(Exercise brief)
How many lines in the listing below include the word "this"? Answer with the number and nothing else.

(Data shown)
** start **
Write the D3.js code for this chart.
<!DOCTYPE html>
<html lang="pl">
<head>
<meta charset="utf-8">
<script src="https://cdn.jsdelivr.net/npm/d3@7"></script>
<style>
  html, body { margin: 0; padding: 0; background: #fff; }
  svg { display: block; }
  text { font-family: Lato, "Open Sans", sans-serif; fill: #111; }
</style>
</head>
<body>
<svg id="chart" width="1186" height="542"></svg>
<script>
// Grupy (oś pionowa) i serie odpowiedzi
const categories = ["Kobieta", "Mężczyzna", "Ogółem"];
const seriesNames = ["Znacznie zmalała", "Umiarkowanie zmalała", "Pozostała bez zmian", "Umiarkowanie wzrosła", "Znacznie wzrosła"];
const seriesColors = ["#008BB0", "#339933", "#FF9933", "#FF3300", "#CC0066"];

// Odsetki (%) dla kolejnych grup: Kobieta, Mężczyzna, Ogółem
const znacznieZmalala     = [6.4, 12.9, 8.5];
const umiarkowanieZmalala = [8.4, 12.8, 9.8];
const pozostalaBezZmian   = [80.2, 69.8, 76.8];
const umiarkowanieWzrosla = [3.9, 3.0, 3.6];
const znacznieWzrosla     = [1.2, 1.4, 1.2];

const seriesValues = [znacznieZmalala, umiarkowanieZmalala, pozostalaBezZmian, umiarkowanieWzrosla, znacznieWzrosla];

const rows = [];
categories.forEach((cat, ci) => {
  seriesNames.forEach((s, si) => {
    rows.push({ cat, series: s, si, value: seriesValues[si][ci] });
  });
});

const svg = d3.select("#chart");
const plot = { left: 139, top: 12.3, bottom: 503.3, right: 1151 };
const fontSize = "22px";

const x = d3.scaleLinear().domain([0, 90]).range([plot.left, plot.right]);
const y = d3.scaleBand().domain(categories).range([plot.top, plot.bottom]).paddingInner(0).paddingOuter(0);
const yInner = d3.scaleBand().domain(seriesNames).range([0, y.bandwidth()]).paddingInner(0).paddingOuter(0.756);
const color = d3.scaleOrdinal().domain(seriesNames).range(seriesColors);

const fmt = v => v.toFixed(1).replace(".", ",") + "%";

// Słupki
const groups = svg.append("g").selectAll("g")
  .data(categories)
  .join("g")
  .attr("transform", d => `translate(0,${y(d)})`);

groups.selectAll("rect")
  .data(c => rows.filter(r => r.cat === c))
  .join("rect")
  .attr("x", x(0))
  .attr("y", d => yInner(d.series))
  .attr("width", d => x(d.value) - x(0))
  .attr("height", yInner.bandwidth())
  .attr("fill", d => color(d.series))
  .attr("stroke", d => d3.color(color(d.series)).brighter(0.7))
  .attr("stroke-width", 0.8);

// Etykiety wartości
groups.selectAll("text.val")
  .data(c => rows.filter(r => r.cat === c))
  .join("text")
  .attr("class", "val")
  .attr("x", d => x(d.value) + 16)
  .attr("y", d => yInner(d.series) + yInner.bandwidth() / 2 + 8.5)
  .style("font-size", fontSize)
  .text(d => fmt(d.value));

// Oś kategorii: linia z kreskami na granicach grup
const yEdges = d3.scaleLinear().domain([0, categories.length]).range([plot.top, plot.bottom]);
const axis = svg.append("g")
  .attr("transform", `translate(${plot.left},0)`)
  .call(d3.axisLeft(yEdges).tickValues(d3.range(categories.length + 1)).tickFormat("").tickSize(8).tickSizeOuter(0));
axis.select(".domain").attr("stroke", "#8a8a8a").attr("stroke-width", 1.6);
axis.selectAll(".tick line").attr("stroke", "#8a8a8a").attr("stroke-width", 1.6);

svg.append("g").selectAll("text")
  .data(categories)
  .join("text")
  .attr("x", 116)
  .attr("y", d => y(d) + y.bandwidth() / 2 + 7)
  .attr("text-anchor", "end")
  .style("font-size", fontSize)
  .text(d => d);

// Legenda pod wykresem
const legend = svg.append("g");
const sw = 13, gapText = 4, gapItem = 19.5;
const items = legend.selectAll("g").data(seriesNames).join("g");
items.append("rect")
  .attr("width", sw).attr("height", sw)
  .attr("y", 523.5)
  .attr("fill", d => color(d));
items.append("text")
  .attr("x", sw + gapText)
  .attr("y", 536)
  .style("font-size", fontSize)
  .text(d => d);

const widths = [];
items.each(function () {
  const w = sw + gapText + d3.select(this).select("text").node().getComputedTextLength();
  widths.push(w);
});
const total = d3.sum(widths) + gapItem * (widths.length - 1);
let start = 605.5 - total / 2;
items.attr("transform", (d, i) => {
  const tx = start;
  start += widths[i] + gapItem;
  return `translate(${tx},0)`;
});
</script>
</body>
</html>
** end **
** start **
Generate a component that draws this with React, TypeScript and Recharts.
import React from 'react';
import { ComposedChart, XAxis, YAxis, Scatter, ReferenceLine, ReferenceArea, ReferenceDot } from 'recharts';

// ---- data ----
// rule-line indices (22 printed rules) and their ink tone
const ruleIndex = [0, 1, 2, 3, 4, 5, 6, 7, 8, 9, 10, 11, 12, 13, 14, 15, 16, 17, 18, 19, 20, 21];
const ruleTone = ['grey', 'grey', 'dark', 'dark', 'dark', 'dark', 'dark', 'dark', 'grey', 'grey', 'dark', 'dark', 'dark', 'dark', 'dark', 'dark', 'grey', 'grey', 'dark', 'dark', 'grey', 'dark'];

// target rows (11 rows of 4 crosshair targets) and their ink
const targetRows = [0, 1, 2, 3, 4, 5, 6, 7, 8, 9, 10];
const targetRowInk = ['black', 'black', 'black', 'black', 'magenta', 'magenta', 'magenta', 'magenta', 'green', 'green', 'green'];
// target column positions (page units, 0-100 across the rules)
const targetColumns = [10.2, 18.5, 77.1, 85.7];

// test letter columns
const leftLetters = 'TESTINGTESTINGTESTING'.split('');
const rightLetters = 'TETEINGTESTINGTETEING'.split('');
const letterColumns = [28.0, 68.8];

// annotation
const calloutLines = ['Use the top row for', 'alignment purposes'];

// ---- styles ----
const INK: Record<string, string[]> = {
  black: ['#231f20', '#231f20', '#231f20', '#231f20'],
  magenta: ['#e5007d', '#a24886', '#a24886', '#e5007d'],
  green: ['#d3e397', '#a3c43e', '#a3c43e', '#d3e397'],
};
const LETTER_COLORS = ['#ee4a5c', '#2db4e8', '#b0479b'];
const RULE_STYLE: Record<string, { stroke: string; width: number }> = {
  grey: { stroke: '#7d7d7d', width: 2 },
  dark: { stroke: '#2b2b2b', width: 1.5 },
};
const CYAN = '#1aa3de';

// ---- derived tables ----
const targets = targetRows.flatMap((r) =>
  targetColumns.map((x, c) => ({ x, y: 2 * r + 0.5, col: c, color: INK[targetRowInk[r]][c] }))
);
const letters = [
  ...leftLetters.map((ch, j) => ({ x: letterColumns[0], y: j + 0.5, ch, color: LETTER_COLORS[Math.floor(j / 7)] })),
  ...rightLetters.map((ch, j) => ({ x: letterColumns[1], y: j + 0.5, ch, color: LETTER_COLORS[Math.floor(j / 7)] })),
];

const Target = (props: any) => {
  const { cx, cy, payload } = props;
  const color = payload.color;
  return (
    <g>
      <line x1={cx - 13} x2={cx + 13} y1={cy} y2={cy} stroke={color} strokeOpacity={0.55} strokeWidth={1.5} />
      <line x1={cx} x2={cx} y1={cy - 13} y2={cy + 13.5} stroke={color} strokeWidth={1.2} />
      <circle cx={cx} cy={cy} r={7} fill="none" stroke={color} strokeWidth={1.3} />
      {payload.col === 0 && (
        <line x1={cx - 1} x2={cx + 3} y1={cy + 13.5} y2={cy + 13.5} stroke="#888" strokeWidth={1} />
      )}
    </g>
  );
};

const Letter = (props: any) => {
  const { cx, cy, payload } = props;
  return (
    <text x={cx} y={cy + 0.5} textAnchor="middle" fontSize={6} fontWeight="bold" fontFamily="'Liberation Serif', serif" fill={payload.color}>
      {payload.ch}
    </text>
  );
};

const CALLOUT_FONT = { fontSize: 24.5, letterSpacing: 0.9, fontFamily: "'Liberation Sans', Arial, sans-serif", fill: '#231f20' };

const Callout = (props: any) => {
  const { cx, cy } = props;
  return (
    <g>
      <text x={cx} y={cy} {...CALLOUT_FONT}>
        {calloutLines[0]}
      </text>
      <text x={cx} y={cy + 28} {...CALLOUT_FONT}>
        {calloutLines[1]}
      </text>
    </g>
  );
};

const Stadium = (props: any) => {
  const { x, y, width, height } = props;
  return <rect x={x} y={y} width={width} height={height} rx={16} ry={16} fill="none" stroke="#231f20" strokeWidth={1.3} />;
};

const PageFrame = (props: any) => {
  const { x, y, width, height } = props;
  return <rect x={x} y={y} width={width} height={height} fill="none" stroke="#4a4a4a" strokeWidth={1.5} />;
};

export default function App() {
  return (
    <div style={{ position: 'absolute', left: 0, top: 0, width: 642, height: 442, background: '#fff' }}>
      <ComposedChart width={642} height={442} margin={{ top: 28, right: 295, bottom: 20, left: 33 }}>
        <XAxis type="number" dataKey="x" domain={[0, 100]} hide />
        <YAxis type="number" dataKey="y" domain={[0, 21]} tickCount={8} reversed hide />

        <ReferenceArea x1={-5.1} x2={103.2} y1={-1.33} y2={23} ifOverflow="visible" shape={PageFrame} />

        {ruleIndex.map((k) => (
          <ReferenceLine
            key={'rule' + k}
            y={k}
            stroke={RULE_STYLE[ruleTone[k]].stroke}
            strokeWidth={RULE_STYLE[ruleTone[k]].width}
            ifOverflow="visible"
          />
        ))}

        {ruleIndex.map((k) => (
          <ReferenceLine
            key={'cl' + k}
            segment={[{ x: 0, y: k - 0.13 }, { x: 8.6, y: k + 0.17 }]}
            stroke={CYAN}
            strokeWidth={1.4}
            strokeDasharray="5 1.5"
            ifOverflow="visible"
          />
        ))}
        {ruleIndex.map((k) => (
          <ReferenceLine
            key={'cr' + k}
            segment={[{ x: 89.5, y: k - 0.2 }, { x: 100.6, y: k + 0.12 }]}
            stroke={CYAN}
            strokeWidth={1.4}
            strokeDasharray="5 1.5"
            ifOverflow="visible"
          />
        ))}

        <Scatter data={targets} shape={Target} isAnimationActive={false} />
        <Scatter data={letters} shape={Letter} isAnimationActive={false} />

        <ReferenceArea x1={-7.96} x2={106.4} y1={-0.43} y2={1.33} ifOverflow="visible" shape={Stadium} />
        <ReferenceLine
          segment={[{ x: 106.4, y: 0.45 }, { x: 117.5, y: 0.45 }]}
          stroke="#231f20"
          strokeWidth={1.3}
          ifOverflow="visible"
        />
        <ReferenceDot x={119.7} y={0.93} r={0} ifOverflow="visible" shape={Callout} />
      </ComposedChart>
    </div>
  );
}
** end **
** start **
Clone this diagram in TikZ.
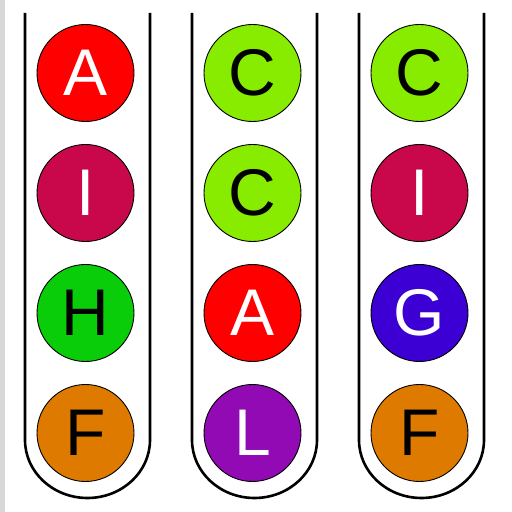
** end **
(Completed exercise)
4